The vote stems from a series of incidents in which police Chief Troy Hess either failed to show up for work or failed to complete reports, Mayor Ronnie White said Thursday.

"When he gets a call and doesn't answer and says his phone wasn't working, or didn't show up for work and says his alarm didn't go off," White said.

"It's been over and over and we keep on working with him, but it just isn't working,” he said.

Hess was hired in September 2009 and had served as chief for the past three years.

He was paid $42,000 a year, officials said.

He attended the meeting Thursday and refused to resign before the council voted to terminate him.

He was not available for comment at the meeting, but later issued a statement through a text message in which he said the mayor’s “interference with the duties of the police department” and ever-changing demands, which aren’t part of written policy, make it “impossible for a police department to do effective police work and investigations.”

“He (the mayor) does not want the patrol car to leave the city and shows up to most calls because he keeps a city radio for personal use,” Hess said in the text.
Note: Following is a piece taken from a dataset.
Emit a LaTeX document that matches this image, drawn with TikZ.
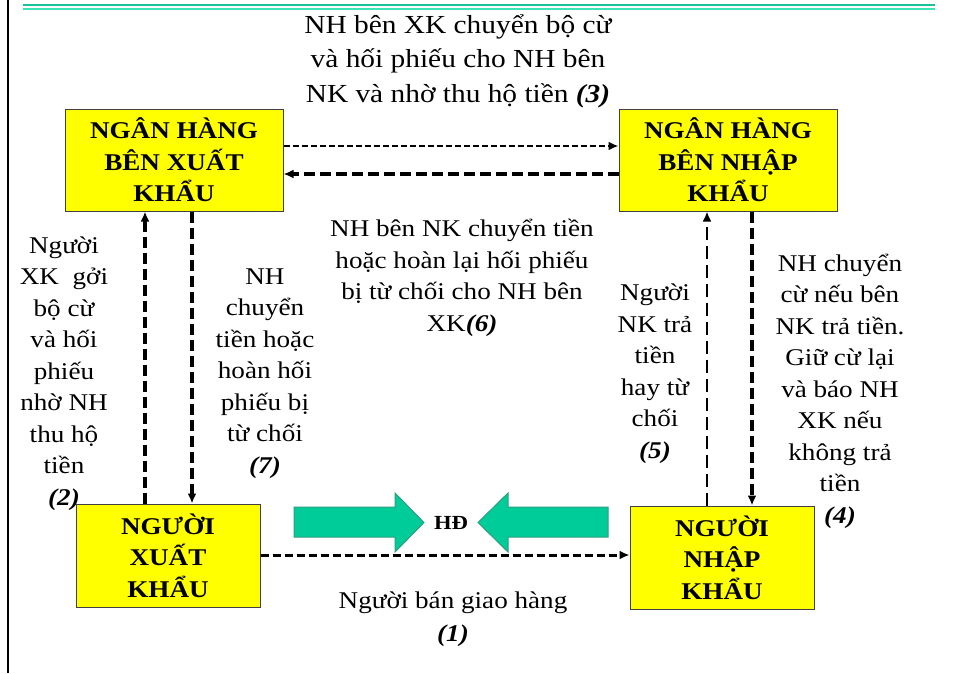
\documentclass[tikz,border=0pt]{standalone}
\usepackage{fontspec}
\setmainfont[FakeStretch=1.13]{Liberation Serif}
\usetikzlibrary{arrows.meta}
\definecolor{boxyellow}{HTML}{FFFF00}
\definecolor{arrowgreen}{HTML}{00CC99}
\definecolor{arrowedge}{HTML}{2E9E7E}
\definecolor{ruleA}{HTML}{19C39A}
\definecolor{ruleB}{HTML}{3DE3B5}
\tikzset{
  party/.style={draw=black!75, line width=1pt, fill=boxyellow, align=center,
    inner sep=0pt, font=\fontsize{24}{31.5}\selectfont\bfseries},
  lbl/.style={align=center, inner sep=0pt, font=\fontsize{24}{31.5}\selectfont},
  tip/.style={-{Latex[length=10pt,width=9pt]}},
  thickflow/.style={tip, line width=3.8pt, dash pattern=on 11pt off 5pt},
  thinflow/.style={tip, line width=2pt, dash pattern=on 6pt off 3pt},
  midflow/.style={tip, line width=3pt, dash pattern=on 8pt off 4pt},
  longflow/.style={tip, line width=2.5pt, dash pattern=on 13pt off 6pt},
  blockarrow/.style={fill=arrowgreen, draw=arrowedge, line width=1pt, line join=miter},
}
\newcommand{\stepno}[1]{\textbf{\textit{(#1)}}}
\begin{document}
\begin{tikzpicture}[x=1pt, y=-1pt]
\useasboundingbox (0,0) rectangle (955,673);

% page frame: left rule and double header rule
\draw[line width=2.5pt] (8,0) -- (8,673);
\draw[ruleA, line width=2pt] (23,4.5) -- (935,4.5);
\draw[ruleB, line width=2pt] (23,8.5) -- (935,8.5);

% the four parties
\node[party, minimum width=218pt, minimum height=102pt] (bxk) at (174,160)
  {NGÂN HÀNG\\BÊN XUẤT\\KHẨU};
\node[party, minimum width=218pt, minimum height=102pt] (bnk) at (728,160)
  {NGÂN HÀNG\\BÊN NHẬP\\KHẨU};
\node[party, minimum width=184pt, minimum height=103pt] (nxk) at (168,555.5)
  {NGƯỜI\\XUẤT\\KHẨU};
\node[party, minimum width=184pt, minimum height=103pt] (nnk) at (722,557.5)
  {NGƯỜI\\NHẬP\\KHẨU};

% contract between buyer and seller
\filldraw[blockarrow] (294,507) -- (395,507) -- (395,493) -- (424,522.5)
  -- (395,552) -- (395,537) -- (294,537) -- cycle;
\filldraw[blockarrow] (608,507) -- (508,507) -- (508,493) -- (478,522.5)
  -- (508,552) -- (508,537) -- (608,537) -- cycle;
\node[font=\fontsize{20}{24}\selectfont\bfseries] (hd) at (451,522.5) {HĐ};

% flows
\draw[midflow] (nxk.east |- 0,555) -- (nnk.west |- 0,555);
\draw[thickflow] (145,0 |- nxk.north) -- (145,0 |- bxk.south);
\draw[thickflow] (192,0 |- bxk.south) -- (192,0 |- nxk.north);
\draw[thinflow] (bxk.east |- 0,146) -- (bnk.west |- 0,146);
\draw[thickflow] (bnk.west |- 0,174) -- (bxk.east |- 0,174);
\draw[longflow] (707,0 |- nnk.north) -- (707,0 |- bnk.south);
\draw[thickflow] (752,0 |- bnk.south) -- (752,0 |- nnk.north);

% step descriptions (anchored on the baseline of their last line)
\node[lbl, anchor=base, font=\fontsize{26}{34.5}\selectfont] (l3) at (458,102)
  {NH bên XK chuyển bộ cừ\\và hối phiếu cho NH bên\\NK và nhờ thu hộ tiền \stepno{3}};
\node[lbl, anchor=base] (l6) at (462,331)
  {NH bên NK chuyển tiền\\hoặc hoàn lại hối phiếu\\bị từ chối cho NH bên\\XK\stepno{6}};
\node[lbl, anchor=base] (l2) at (64,505)
  {Người\\XK~~gởi\\bộ cừ\\và hối\\phiếu\\nhờ NH\\thu hộ\\tiền\\\stepno{2}};
\node[lbl, anchor=base] (l7) at (265,473)
  {NH\\chuyển\\tiền hoặc\\hoàn hối\\phiếu bị\\từ chối\\\stepno{7}};
\node[lbl, anchor=base] (l5) at (655,458)
  {Người\\NK trả\\tiền\\hay từ\\chối\\\stepno{5}};
\node[lbl, anchor=base] (l4) at (840,523)
  {NH chuyển\\cừ nếu bên\\NK trả tiền.\\Giữ cừ lại\\và báo NH\\XK nếu\\không trả\\tiền\\\stepno{4}};
\node[lbl, anchor=base, font=\fontsize{24}{33}\selectfont] (l1) at (453,641)
  {Người bán giao hàng\\\stepno{1}};
\end{tikzpicture}
\end{document}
“The patrol vehicle is also tampered with while it is required to be parked at his private business and residence,” he said.

He declined to comment specifically on the council’s decision to fire him.

"No comment at this time pending possible court litigation,” he texted.

White said the problems started about a year ago.

"Not long ago we signed a deal that if he didn't show up for work next time that he'd be dismissed for a week," he said.

"Then the next time he'd be asked to resign or fired."

White said the city suspended Hess several times over the last few months and then last Monday placed him on indefinite suspension for failure to show progress.

White said Hess also drove the town’s patrol car to part-time jobs outside of the city limits, failed to respond to a domestic disturbance, and did not file paperwork after a recent drug bust.

"He just quit doing what he was supposed to do," he said.

The Bell County Sheriff's Department will to patrol the town until the council hires a replacement," White said.